Case study 02
Retrieval you can audit
Document intelligence where every answer carries its provenance.
Enterprise document corpora are hostile terrain: scanned contracts next to spreadsheets next to engineering reports, each with its own structure, none of it consistent. Standard RAG pipelines flatten that mess into chunks and hope. The answers sound right, sometimes are right, and give the reader no way to tell the difference. For a business decision, an unverifiable answer is worth nothing.
I set the technical direction from the opposite constraint: provenance first. Every fact the system extracts keeps a pointer to the exact source page it came from, and every answer the system gives can be traced back through that chain. If the system claims a deductible is $500, you can open the document and see where.
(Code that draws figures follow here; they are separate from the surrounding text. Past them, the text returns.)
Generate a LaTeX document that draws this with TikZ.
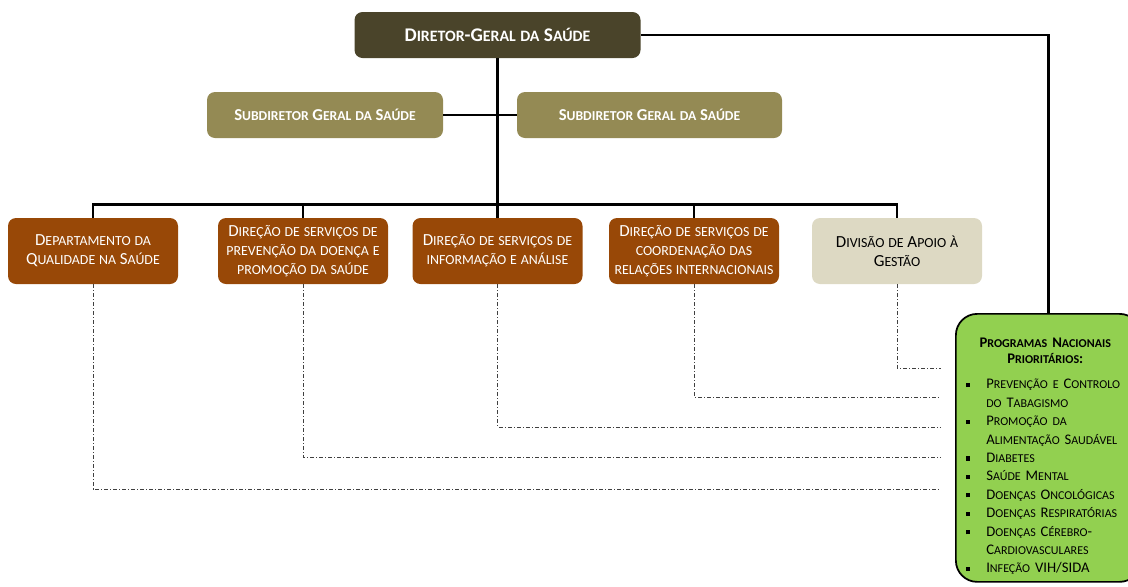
\documentclass[tikz,border=0pt]{standalone}
\usepackage{fontspec}
\setmainfont{Carlito}
\usepackage{xcolor}
\definecolor{dirdark}{HTML}{4A442A}
\definecolor{subolive}{HTML}{948A54}
\definecolor{deptbrown}{HTML}{984807}
\definecolor{apoiotan}{HTML}{DDD9C3}
\definecolor{proggreen}{HTML}{92D050}
\definecolor{dashgray}{HTML}{404040}

% faked small caps (Carlito has none)
\ExplSyntaxOn
\seq_new:N \l__fsc_words_seq
\cs_new_protected:Npn \fsc #1
  {
    \seq_set_split:Nnn \l__fsc_words_seq { ~ } {#1}
    \seq_map_indexed_inline:Nn \l__fsc_words_seq
      {
        \int_compare:nNnT {##1} > {1} { \space }
        \tl_map_function:nN {##2} \__fsc_char:n
      }
  }
\cs_new_protected:Npn \__fsc_char:n #1
  {
    \tl_set:Ne \l_tmpa_tl { \text_uppercase:n {#1} }
    \tl_set:Nn \l_tmpb_tl {#1}
    \tl_if_eq:NNTF \l_tmpa_tl \l_tmpb_tl
      { #1 }
      {
        {
          \fontsize { \fp_eval:n { 0.82 * \use:c { f@size } } }
            { \use:c { f@baselineskip } } \selectfont
          \l_tmpa_tl
        }
      }
  }
\ExplSyntaxOff

\newcommand{\pitem}[1]{\par\noindent\hangindent=18.75pt\hangafter=1
  \makebox[18.75pt][l]{\hspace{3.2pt}\raisebox{0.25ex}{\rule{3.2pt}{3.2pt}}}\fsc{#1}}

\tikzset{
  unitbox/.style={rounded corners=6pt, inner sep=2pt, align=center,
    font=\fontsize{12.7}{14.25}\selectfont},
  topbox/.style={unitbox, fill=dirdark, text=white, minimum width=286*0.75pt,
    minimum height=46*0.75pt, font=\fontsize{14.5}{16}\selectfont\bfseries},
  subbox/.style={unitbox, fill=subolive, text=white, minimum height=46*0.75pt,
    font=\fontsize{12.5}{14}\selectfont\bfseries},
  deptbox/.style={unitbox, fill=deptbrown, text=white, minimum width=170*0.75pt,
    minimum height=66*0.75pt},
  conn/.style={line width=2.2pt, black},
  dashdot/.style={line width=0.7pt, dashgray,
    dash pattern=on 3pt off 1.5pt on 0.75pt off 1.5pt},
}

\begin{document}
\begin{tikzpicture}[x=0.75pt,y=-0.75pt]
  \useasboundingbox (0,0) rectangle (1128,586);

  % direction
  \node[topbox] (dir) at (497.5,35) {\fsc{Diretor-Geral da Saúde}};
  \node[subbox, minimum width=236*0.75pt] (subL) at (325,115) {\fsc{Subdiretor Geral da Saúde}};
  \node[subbox, minimum width=265*0.75pt] (subR) at (649.5,115) {\fsc{Subdiretor Geral da Saúde}};

  % departments
  \node[deptbox] (d1) at (93,251) {\fsc{Departamento da}\\\fsc{Qualidade na Saúde}};
  \node[deptbox] (d2) at (303,251) {\fsc{Direção de serviços de}\\\fsc{prevenção da doença e}\\\fsc{promoção da saúde}};
  \node[deptbox] (d3) at (497.5,251) {\fsc{Direção de serviços de}\\\fsc{informação e análise}};
  \node[deptbox] (d4) at (694,251) {\fsc{Direção de serviços de}\\\fsc{coordenação das}\\\fsc{relações internacionais}};
  \node[deptbox, fill=apoiotan, text=black] (d5) at (897,251) {\fsc{Divisão de Apoio à}\\\fsc{Gestão}};

  % national programmes
  \node[draw=black, line width=1.3pt, fill=proggreen, rounded corners=16pt,
    minimum width=185*0.75pt, minimum height=268*0.75pt, anchor=north west,
    inner sep=0pt] (progs) at (955,313) {};
  \node[anchor=north west, text width=168*0.75pt, inner sep=0pt,
    font=\fontsize{11}{13.8}\selectfont] (progtxt) at (961,338) {%
    \raggedright\hyphenpenalty=10000
    {\centering\bfseries\fontsize{11}{12}\selectfont
      \fsc{Programas Nacionais}\\\fsc{Prioritários:}\par}
    \vspace{5pt}
    \pitem{Prevenção e Controlo do Tabagismo}
    \pitem{Promoção da Alimentação Saudável}
    \pitem{Diabetes}
    \pitem{Saúde Mental}
    \pitem{Doenças Oncológicas}
    \pitem{Doenças Respiratórias}
    \pitem{Doenças Cérebro-Cardiovasculares}
    \pitem{Infeção VIH/SIDA}};

  % hierarchy
  \draw[conn] (dir.south) -- (d3.north);
  \draw[conn] (subL.east) -- (subR.west);
  \draw[conn] (d1.north) -- ++(0,-13) -| (d5.north);
  \foreach \n in {2,3,4}
    \draw[conn] (d\n.north) -- ++(0,-13);
  \draw[conn] (dir.east) -| (progs.north);

  % links to programmes
  \foreach \n/\y in {1/489,2/457,3/427,4/397,5/368}{
    \coordinate (e\n) at (941,\y);
    \draw[dashdot] (d\n.south) |- (e\n);
  }
\end{tikzpicture}
\end{document}
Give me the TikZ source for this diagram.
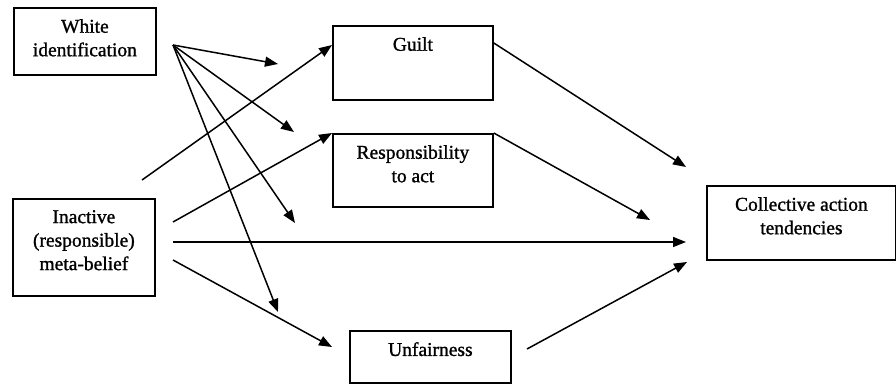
\documentclass[tikz,border=0pt]{standalone}
\usepackage{fontspec}
\setmainfont{Liberation Serif}
\newfontfamily\boxfont{Liberation Serif}[FakeBold=1.2]
\usetikzlibrary{arrows.meta,calc}

\begin{document}
\begin{tikzpicture}[x=1pt,y=-1pt,
    box/.style={draw, line width=1.8pt, anchor=north west, inner sep=0pt},
    txt/.style={anchor=north, align=center, inner sep=0pt, yshift=-12pt, font=\boxfont\fontsize{19.5}{23.5}\selectfont},
    arr/.style={line width=1.5pt, -{Triangle[length=13pt,width=10pt]}}]
  \useasboundingbox (0,0) rectangle (896,383);
  % boxes
  \node[box, minimum width=142pt, minimum height=67pt, label={[txt]north:{White\\identification}}](white) at (13,7){};
  \node[box, minimum width=142pt, minimum height=97pt, label={[txt]north:{Inactive\\(responsible)\\meta-belief}}](inactive) at (12,198){};
  \node[box, minimum width=160pt, minimum height=74pt, label={[txt]north:{Guilt}}](guilt) at (332,25){};
  \node[box, minimum width=160pt, minimum height=73pt, label={[txt]north:{Responsibility\\to act}}](resp) at (332,133){};
  \node[box, minimum width=161pt, minimum height=52pt, label={[txt]north:{Unfairness}}](unfair) at (349,330){};
  \node[box, minimum width=189pt, minimum height=74pt, label={[txt]north:{Collective action\\tendencies}}](collective) at (706,185){};
  % free ends
  \coordinate (fan) at (173,45);
  \coordinate (m1) at (278,64);
  \coordinate (m2) at (294,132);
  \coordinate (m3) at (295,223);
  \coordinate (m4) at (278,312);
  \coordinate (i0) at (142,180);
  \coordinate (i1) at (173,222);
  \coordinate (i2) at (173,242);
  \coordinate (i3) at (173,260);
  \coordinate (u0) at (527,349);
  \coordinate (u1) at (332,347);
  \coordinate (c1) at (686,167);
  \coordinate (c2) at (650,220);
  \coordinate (c3) at (686,242);
  \coordinate (c4) at (687,262);
  % paths
  \foreach \m in {m1,m2,m3,m4}
    \draw[arr] (fan) -- (\m);
  \draw[arr] (i0) -- ($(guilt.north west)+(0,20)$);
  \draw[arr] (i1) -- (resp.north west);
  \draw[arr] (i2) -- (c3);
  \draw[arr] (i3) -- (u1);
  \draw[arr] ($(guilt.north east)+(0,18)$) -- (c1);
  \draw[arr] (resp.north east) -- (c2);
  \draw[arr] (u0) -- (c4);
\end{tikzpicture}
\end{document}
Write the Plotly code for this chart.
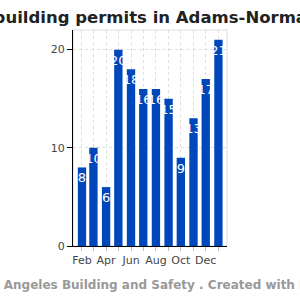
import plotly.graph_objects as go

months = ["2017-02-01", "2017-03-01", "2017-04-01", "2017-05-01", "2017-06-01", "2017-07-01",
          "2017-08-01", "2017-09-01", "2017-10-01", "2017-11-01", "2017-12-01", "2018-01-01"]
permits = [8, 10, 6, 20, 18, 16, 16, 15, 9, 13, 17, 21]

title_text = "New building permits in Adams-Normandie"
footer_text = "Source: Los Angeles Building and Safety . Created with Plotly"

fig = go.Figure()
fig.add_trace(go.Bar(
    x=months, y=permits,
    text=[str(v) for v in permits],
    textposition="inside",
    insidetextanchor="end",
    textangle=0,
    constraintext="none",
    cliponaxis=False,
    textfont=dict(color="white", size=13, family="DejaVu Sans"),
    marker=dict(color="#0047BB", line=dict(width=0)),
))

fig.update_layout(
    width=300, height=300,
    margin=dict(l=73, r=73, t=30, b=54, pad=0),
    paper_bgcolor="white", plot_bgcolor="white",
    bargap=0.27,
    showlegend=False,
    font=dict(family="DejaVu Sans", size=11, color="#444"),
    title=dict(text=title_text, x=0.5 - 2.5 / 300, xanchor="center", y=0.962, yanchor="top",
               font=dict(family="DejaVu Sans", size=16.5, color="#222", weight="bold")),
    xaxis=dict(
        type="date", range=["2017-01-10", "2018-01-22"],
        tick0="2017-02-01", dtick="M2", tickformat="%b",
        ticks="outside", ticklen=4, tickcolor="#bbb",
        showgrid=True, gridcolor="#ddd", griddash="3px,3px",
        minor=dict(dtick="M1", showgrid=True, gridcolor="#ddd", griddash="3px,3px",
                   ticks="outside", ticklen=4, tickcolor="#bbb"),
        showline=True, linecolor="black", linewidth=1,
        tickfont=dict(size=11, color="#444"),
    ),
    yaxis=dict(
        range=[0, 22], tickvals=[0, 10, 20],
        ticks="outside", ticklen=5, tickcolor="black",
        showgrid=True, gridcolor="#ddd", griddash="3px,3px",
        zeroline=False,
        showline=True, linecolor="black", linewidth=1,
        tickfont=dict(size=11, color="#444"),
    ),
    shapes=[dict(type="rect", xref="paper", yref="paper", x0=0, x1=1, y0=0, y1=1,
                 line=dict(color="#ddd", width=1), layer="below")],
    annotations=[dict(text=footer_text, xref="paper", yref="paper", x=(-81 - 73) / 154, y=-0.14,
                      xanchor="left", yanchor="top", showarrow=False,
                      font=dict(family="DejaVu Sans", size=12, color="#999", weight="bold"))],
)

fig.write_html("out.html")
Getting there required treating ingestion as the hard part, not retrieval. Documents are parsed visually rather than as text streams, because layout carries meaning that text extraction destroys. Extraction is schema-aware, so a benefits document and a patent yield structured fields, not undifferentiated prose. And extraction is verified: an independent pass checks what was extracted against the source and repairs what fails, because a pipeline that cannot doubt itself cannot be trusted at scale.
Retrieval then combines semantic and lexical search with reranking, which is well-trodden ground. The differentiating property was never the search. It is that the system can show its work, page by page, and that property is what moved customers from demos to production.